Lastly, here is a more detailed schedule for the rest of the project:

• April 22: Use open mp to parallelize the training part and able to run on latedays.
• April 27: Implement a program that constantly collects real time stock data and feed to the neural network.
• May 4: A program that constantly pulls real-time data and emit stock prediction.
• May 6: Final writeup

Project Proposal

Summary

I am going to implement an application that predicts stock price. It would involve using neural network and I will parallelize the training process using multi-core cpu platforms/clusters.

Background

The training process for neural network has good potential for speedup. A neural network is usually composed of number of neurons separated into multiple levels. Matrix multiplication is usually involved in calculating weights for each neuron. In addition, when using backward propagation algorithm, at each layer, neurons are usually independent from each other. Therefore, we could compute weights for these independent neurons in parallel. Therefore, with large amount of data, we should see a significant speedup after we parallelized the training process.

The Challenge

There are a few challenges when trying to parallelize the training process.
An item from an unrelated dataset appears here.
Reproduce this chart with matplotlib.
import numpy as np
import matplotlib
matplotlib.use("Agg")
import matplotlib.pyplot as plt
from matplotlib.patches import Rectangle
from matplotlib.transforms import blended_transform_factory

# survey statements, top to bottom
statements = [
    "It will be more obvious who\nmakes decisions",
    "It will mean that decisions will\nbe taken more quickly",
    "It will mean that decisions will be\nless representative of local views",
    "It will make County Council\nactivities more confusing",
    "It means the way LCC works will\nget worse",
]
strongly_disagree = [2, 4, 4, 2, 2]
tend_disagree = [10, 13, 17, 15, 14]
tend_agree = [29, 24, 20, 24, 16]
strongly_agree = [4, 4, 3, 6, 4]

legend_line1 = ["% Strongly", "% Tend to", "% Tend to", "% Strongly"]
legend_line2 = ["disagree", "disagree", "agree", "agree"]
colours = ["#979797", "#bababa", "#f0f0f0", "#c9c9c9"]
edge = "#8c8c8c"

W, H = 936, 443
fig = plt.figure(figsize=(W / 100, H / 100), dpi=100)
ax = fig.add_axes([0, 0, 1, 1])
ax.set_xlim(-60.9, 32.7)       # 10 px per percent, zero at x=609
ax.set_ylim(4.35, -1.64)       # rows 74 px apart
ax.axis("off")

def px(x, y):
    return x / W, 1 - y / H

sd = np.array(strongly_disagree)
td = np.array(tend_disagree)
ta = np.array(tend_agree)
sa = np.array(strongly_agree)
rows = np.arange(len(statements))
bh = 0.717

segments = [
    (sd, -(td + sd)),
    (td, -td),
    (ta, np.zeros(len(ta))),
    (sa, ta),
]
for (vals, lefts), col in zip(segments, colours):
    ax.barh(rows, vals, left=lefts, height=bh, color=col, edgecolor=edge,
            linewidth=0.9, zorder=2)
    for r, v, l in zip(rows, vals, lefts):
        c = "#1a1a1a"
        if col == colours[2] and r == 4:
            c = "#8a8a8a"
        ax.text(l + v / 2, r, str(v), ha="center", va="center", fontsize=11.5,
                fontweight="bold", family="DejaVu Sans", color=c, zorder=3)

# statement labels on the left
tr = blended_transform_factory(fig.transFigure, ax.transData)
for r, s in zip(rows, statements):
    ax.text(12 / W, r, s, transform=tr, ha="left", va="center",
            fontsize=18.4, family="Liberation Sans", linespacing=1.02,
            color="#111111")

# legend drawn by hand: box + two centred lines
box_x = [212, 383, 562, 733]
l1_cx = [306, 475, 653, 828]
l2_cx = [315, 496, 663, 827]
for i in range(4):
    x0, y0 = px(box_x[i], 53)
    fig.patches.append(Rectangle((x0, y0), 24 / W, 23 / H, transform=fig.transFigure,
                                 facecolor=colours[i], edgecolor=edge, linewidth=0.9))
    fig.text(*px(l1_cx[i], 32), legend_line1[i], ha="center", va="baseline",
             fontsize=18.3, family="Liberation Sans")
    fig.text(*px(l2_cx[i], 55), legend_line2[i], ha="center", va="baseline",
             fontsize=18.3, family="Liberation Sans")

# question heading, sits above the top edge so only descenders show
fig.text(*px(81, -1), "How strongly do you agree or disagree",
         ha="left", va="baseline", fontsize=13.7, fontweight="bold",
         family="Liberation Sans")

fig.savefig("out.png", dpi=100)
• When using backward propagation, we need to make sure each cpu completes jobs layer by layer.
• Since we can get real time quotes for stock price, if we want to exploit this fact, we need to make sure each node has same up-to-date copy of data.

Resources

For this project, I will use Lateday clusters to carry out the training process. Yahoo API will help me to obtain real-time stock quotes. In terms of code, I will start the project from scratch. Lastly, there are a few paper that talks about either stock prediction using Neural Networks or parallelizing Neural Networks training.

1. Abhishek, K., A. Khairwa, T. Pratap, and S. Prakash. "A Stock Market Prediction Model Using Artificial Neural Network." 2012 Third International Conference on Computing, Communication and Networking Technologies (ICCCNT'12) (2012): n. pag. Web.
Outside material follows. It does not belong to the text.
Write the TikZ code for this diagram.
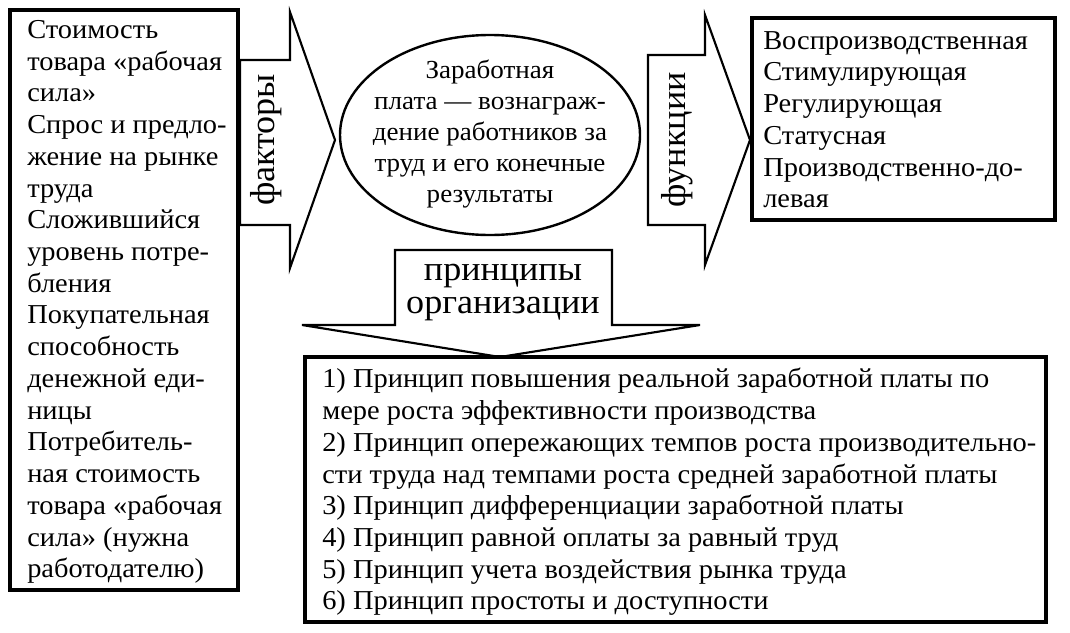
\documentclass[tikz,border=0pt]{standalone}
\usepackage{fontspec}
\setmainfont{Liberation Serif}[FakeStretch=1.04]
\begin{document}
\begin{tikzpicture}[x=0.75pt,y=-0.75pt,
  box/.style={draw,line width=2.4pt},
  shp/.style={draw,line width=1.6pt,fill=white},
  txt/.style={font=\fontsize{20.5}{23.8}\selectfont,align=left,inner sep=0pt},
  big/.style={font=\fontsize{26}{26}\selectfont,inner sep=0pt}]
\useasboundingbox (0,0) rectangle (1070,632);
% left box
\draw[box] (10,10) rectangle (238,590);
\node[txt,anchor=north west] (left) at (27,20) {Стоимость\\товара «рабочая\\сила»\\Спрос и предло-\\жение на рынке\\труда\\Сложившийся\\уровень потре-\\бления\\Покупательная\\способность\\денежной еди-\\ницы\\Потребитель-\\ная стоимость\\товара «рабочая\\сила» (нужна\\работодателю)};
% arrow факторы
\draw[shp] (240,60) -- (290,60) -- (290,12) -- (335,140) -- (290,268) -- (290,225) -- (240,225) -- cycle;
\node[big,rotate=90] (fak) at (266,140) {факторы};
% ellipse
\draw[line width=1.8pt] (490,135) ellipse (150 and 100);
\node[txt,align=center,font=\fontsize{19.5}{23.3}\selectfont] (ell) at (490,134) {Заработная\\плата — вознаграж-\\дение работников за\\труд и его конечные\\результаты};
% arrow функции
\draw[shp] (648,55) -- (705,55) -- (705,15) -- (750,140) -- (705,265) -- (705,225) -- (648,225) -- cycle;
\node[big,rotate=90] (fun) at (677,140) {функции};
% right box
\draw[box] (752,18) rectangle (1055,220);
\node[txt,anchor=north west] (right) at (763,31) {Воспроизводственная\\Стимулирующая\\Регулирующая\\Статусная\\Производственно-до-\\левая};
% down arrow
\draw[shp] (395,250) -- (612,250) -- (612,325) -- (700,325) -- (500,357) -- (302,325) -- (395,325) -- cycle;
\node[big] (pr1) at (503,276) {принципы};
\node[big] (pr2) at (503,309) {организации};
% bottom box
\draw[box] (305,357) rectangle (1046,622);
\node[txt,anchor=north west] (bot) at (322,368) {1) Принцип повышения реальной заработной платы по\\мере роста эффективности производства\\2) Принцип опережающих темпов роста производительно-\\сти труда над темпами роста средней заработной платы\\3) Принцип дифференциации заработной платы\\4) Принцип равной оплаты за равный труд\\5) Принцип учета воздействия рынка труда\\6) Принцип простоты и доступности};
\end{tikzpicture}
\end{document}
2. Dahl, George, Alan McAvinney, and Tia Newhall. "Parallelizing neural network training for cluster systems." Proceedings of the IASTED International Conference on Parallel and Distributed Computing and Networks. ACTA Press, 2008.

Goals and Deliverables

• Plan to achieve: ⋅⋅1. A program that emits stock price prediction about every second. It also displays actual stock price on the side. ⋅⋅2. speed up that is close to linear in terms of number of nodes in the training process. I believe this can be done since the workload for calculating the weights for each neuron should be similar. ⋅⋅3. fairly accurate prediction of stock price for the next minute. ⋅⋅4. a graph that shows prediction vs actual data
• Hope to achieve: ⋅⋅1. High accuracy prediction. ⋅⋅2. Linear speed up or more than linear speed up.

Platform Choice

I will use Latedays machine to help me speed up the training process. And I will use C++ as the language because I am planning to experiment SIMD and OpenMP. Latedays are powerful cluster that allows me to split tasks across nodes. SIMD and OpenMp would be helpful when performing matrix multiplcation.

Schedule

• April 15: A working Neural Network implementation that is able to emit stock prediction.
• April 22: Parallelize matrix multiplication part.
• April 29: Parallelize training process in terms of layers.
• May 6: A program that constantly pulls real-time data and emit stock prediction.